Dinner smash? What do I mean? Dinner's meaning is obvious. Smash is slang for sharing emotions, intercourse, sex, and insert explicative.

Imagine several years ago, let's say seven, you met a handsome gent. You lost connection. There was never a real connection, to begin with, so it's not like you were Ghosted. When the two of you randomly linked back up he explained that somehow he had lost your number, but found it now (insert confused emoji). You chat for a bit then he suggests that the two of you should have dinner. After some petty verbal discourse, a challenge gets made to which he insists that he himself could be considered somewhat of a Chef. He desperately wants to prove it to you. The setting for this dinner competition is at his place. You agreed. You show up for dinner and he has in fact cooked a stupendous meal for the two of you.

What should happen next?

Should you leave after grading his dinner?

Should you stay maybe watch Netflix?

Should you suggest that the two of you go out for dessert?

What did you decide to do?

You decided to pay him for his meal and the effort he put in. You didn't decide to pay him with attention. You didn't decide to pay him with physical cash?

You decided that this meal and the effort that was put in was worth your body. Yes, you shared emotions with him. In other words, the two of you had sex.

Did you get to at least stay the night? Nope.

Here's my point.
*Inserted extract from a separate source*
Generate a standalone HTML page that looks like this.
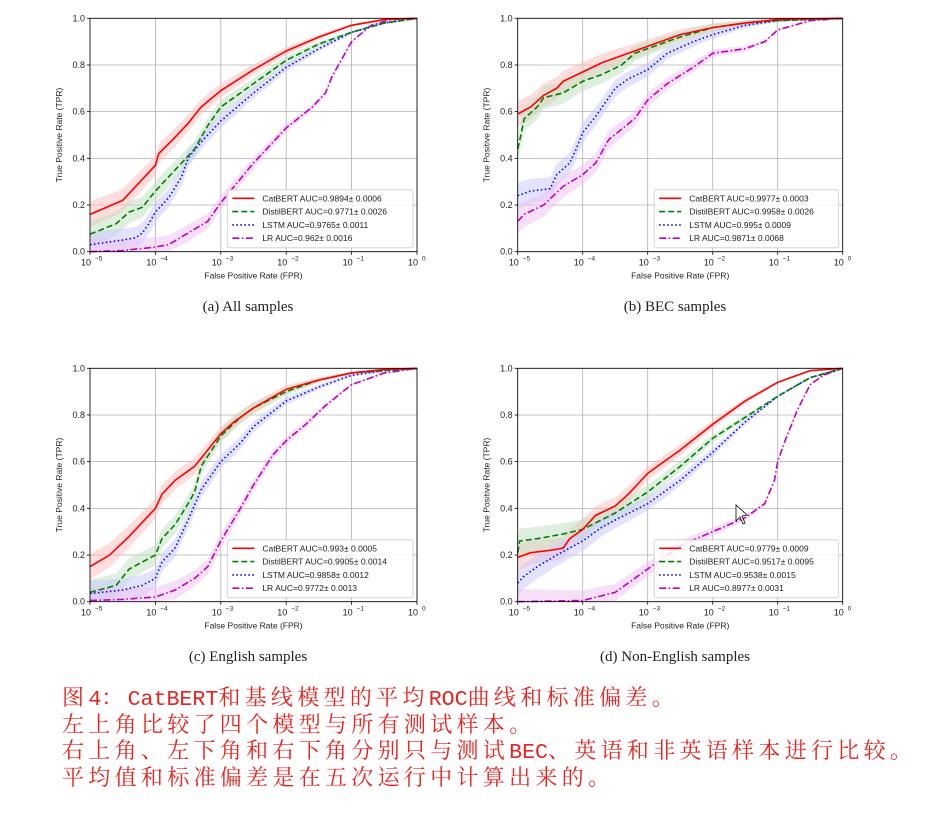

Over and over again I explain that relationships have a cash value.

Instead of searching through my hundreds of posts, I'm going to detail what I mean here.

How much do you think the meal was worth, in terms of actual cash? Let's say he spent a thousand dollars on the 1973 Chateau Montelena Chardonnay, Wagyu beef meatball stuffed with foie gras and truffle cheese and topped with White Truffle Marinara Sauce, and Homemade Tagliolini Pasta.

Even though that sounds absolutely delectable it doesn't match you. No, I'm not talking about the taste of you. It doesn't match the value of you.

The absolutely most important point is how much do you value yourself?

You gave him your body for the cost of dinner and the effort that was put in. He's left satisfied in every sense and you're left alone, which is unsatisfying. I don't care how good the intercourse was. I don't care how much the meal cost. I don't care how much effort he put in. You should not have come at such an inexpensive cost.

Please increase your self-esteem! Expand your bucket!

Have you ever been in a scenario similar to this one? How did you feel?